==== SUPPLIED MATERIAL ====
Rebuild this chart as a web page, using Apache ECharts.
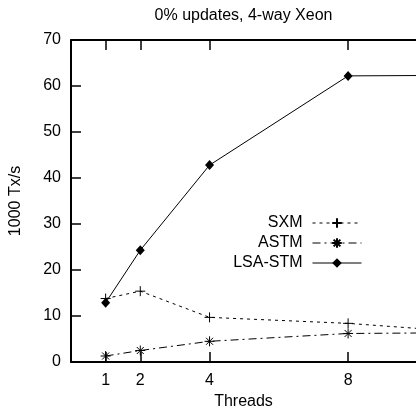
<!DOCTYPE html>
<html>
<head>
<meta charset="utf-8">
<script src="https://cdn.jsdelivr.net/npm/echarts@6/dist/echarts.min.js"></script>
<style>
  html, body { margin: 0; padding: 0; background: #fff; }
  #chart { width: 416px; height: 409px; }
</style>
</head>
<body>
<div id="chart"></div>
<script>
// Throughput (thousand transactions per second) by thread count
const threads = [1, 2, 4, 8, 16];
const sxm = [13.8, 15.4, 9.7, 8.4, 4.0];
const astm = [1.3, 2.5, 4.5, 6.2, 6.6];
const lsaStm = [12.9, 24.3, 42.8, 62.2, 62.5];
const threadTicks = [1, 2, 4, 8];
const seriesNames = ['SXM', 'ASTM', 'LSA-STM'];
const chartTitle = '0% updates, 4-way Xeon';

const font = { fontFamily: '"Liberation Sans", Arial, sans-serif', fontSize: 16, color: '#000', fontWeight: 'normal' };
const plusSymbol = 'path://M0,5L10,5M5,0L5,10';
const starSymbol = 'path://M0,5L10,5M5,0L5,10M1.5,1.5L8.5,8.5M8.5,1.5L1.5,8.5';

function pairs(vals) { return threads.map((t, i) => [t, vals[i]]); }

const axisLine = { show: true, onZero: false, lineStyle: { color: '#000', width: 2 } };
const tick = { show: true, inside: true, length: 10, customValues: threadTicks, lineStyle: { color: '#000', width: 1.5 } };

const chart = echarts.init(document.getElementById('chart'), null, { renderer: 'canvas' });
chart.setOption({
  animation: false,
  title: {
    text: chartTitle, left: 243.5, top: 8, textAlign: 'center', padding: 0,
    textStyle: font
  },
  grid: { left: 71, right: 0, top: 40, bottom: 47, outerBoundsMode: 'none', containLabel: false },
  xAxis: [
    {
      type: 'value', min: 0, max: 9.96, position: 'bottom',
      name: 'Threads', nameLocation: 'middle', nameGap: 32, nameTextStyle: font,
      axisLine: axisLine, axisTick: tick,
      axisLabel: Object.assign({ customValues: threadTicks, margin: 11 }, font),
      splitLine: { show: false }
    },
    {
      type: 'value', min: 0, max: 9.96, position: 'top',
      axisLine: axisLine, axisTick: tick,
      axisLabel: { show: false }, splitLine: { show: false }
    }
  ],
  yAxis: {
    type: 'value', min: 0, max: 70, interval: 10,
    name: '1000 Tx/s', nameLocation: 'middle', nameGap: 47, nameRotate: 90, nameTextStyle: font,
    axisLine: axisLine,
    axisTick: { show: true, inside: true, length: 10, lineStyle: { color: '#000', width: 1.5 } },
    axisLabel: Object.assign({ margin: 10 }, font),
    splitLine: { show: false }
  },
  legend: {
    data: seriesNames, orient: 'vertical', align: 'right', selectedMode: false,
    right: 54, top: 215, padding: 0, itemWidth: 49, itemHeight: 12, itemGap: 4,
    lineStyle: { width: 1 },
    textStyle: Object.assign({ padding: [0, 5, 0, 0] }, font)
  },
  series: [
    {
      name: seriesNames[0], type: 'line', data: pairs(sxm),
      symbol: plusSymbol, symbolSize: 10,
      lineStyle: { color: '#000', width: 1, type: [3, 4] },
      itemStyle: { color: '#000', borderColor: '#000', borderWidth: 1 }
    },
    {
      name: seriesNames[1], type: 'line', data: pairs(astm),
      symbol: starSymbol, symbolSize: 10,
      lineStyle: { color: '#000', width: 1, type: [8, 4, 2, 4] },
      itemStyle: { color: '#000', borderColor: '#000', borderWidth: 1 }
    },
    {
      name: seriesNames[2], type: 'line', data: pairs(lsaStm),
      symbol: 'diamond', symbolSize: [9, 10],
      lineStyle: { color: '#000', width: 1 },
      itemStyle: { color: '#000', borderWidth: 0 }
    }
  ]
});
</script>
</body>
</html>
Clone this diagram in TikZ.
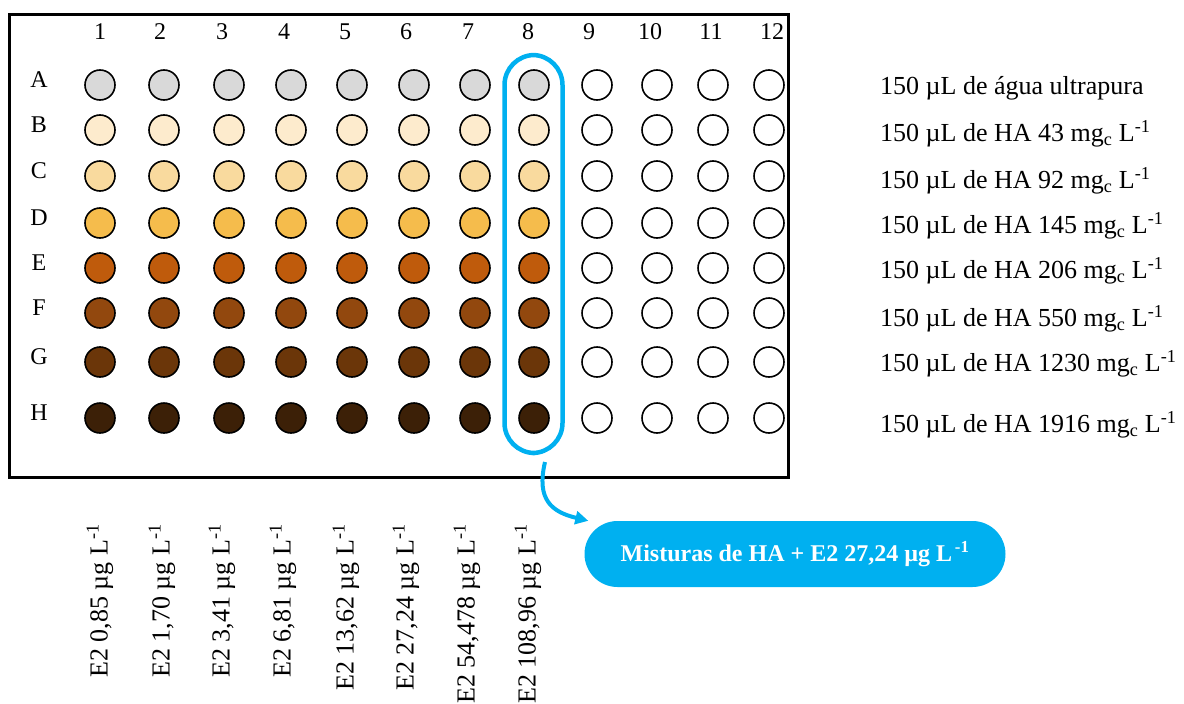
====
» THE REQUEST: Please restate the material above line by line, exactly, beginning at its first line and ending with the line that contains "const chartTitle = '0% updates, 4-way Xeon';", without any pictures.

» RESPONSE TO THE TASK:
Rebuild this chart as a web page, using Apache ECharts.
<!DOCTYPE html>
<html>
<head>
<meta charset="utf-8">
<script src="https://cdn.jsdelivr.net/npm/echarts@6/dist/echarts.min.js"></script>
<style>
  html, body { margin: 0; padding: 0; background: #fff; }
  #chart { width: 416px; height: 409px; }
</style>
</head>
<body>
<div id="chart"></div>
<script>
// Throughput (thousand transactions per second) by thread count
const threads = [1, 2, 4, 8, 16];
const sxm = [13.8, 15.4, 9.7, 8.4, 4.0];
const astm = [1.3, 2.5, 4.5, 6.2, 6.6];
const lsaStm = [12.9, 24.3, 42.8, 62.2, 62.5];
const threadTicks = [1, 2, 4, 8];
const seriesNames = ['SXM', 'ASTM', 'LSA-STM'];
const chartTitle = '0% updates, 4-way Xeon';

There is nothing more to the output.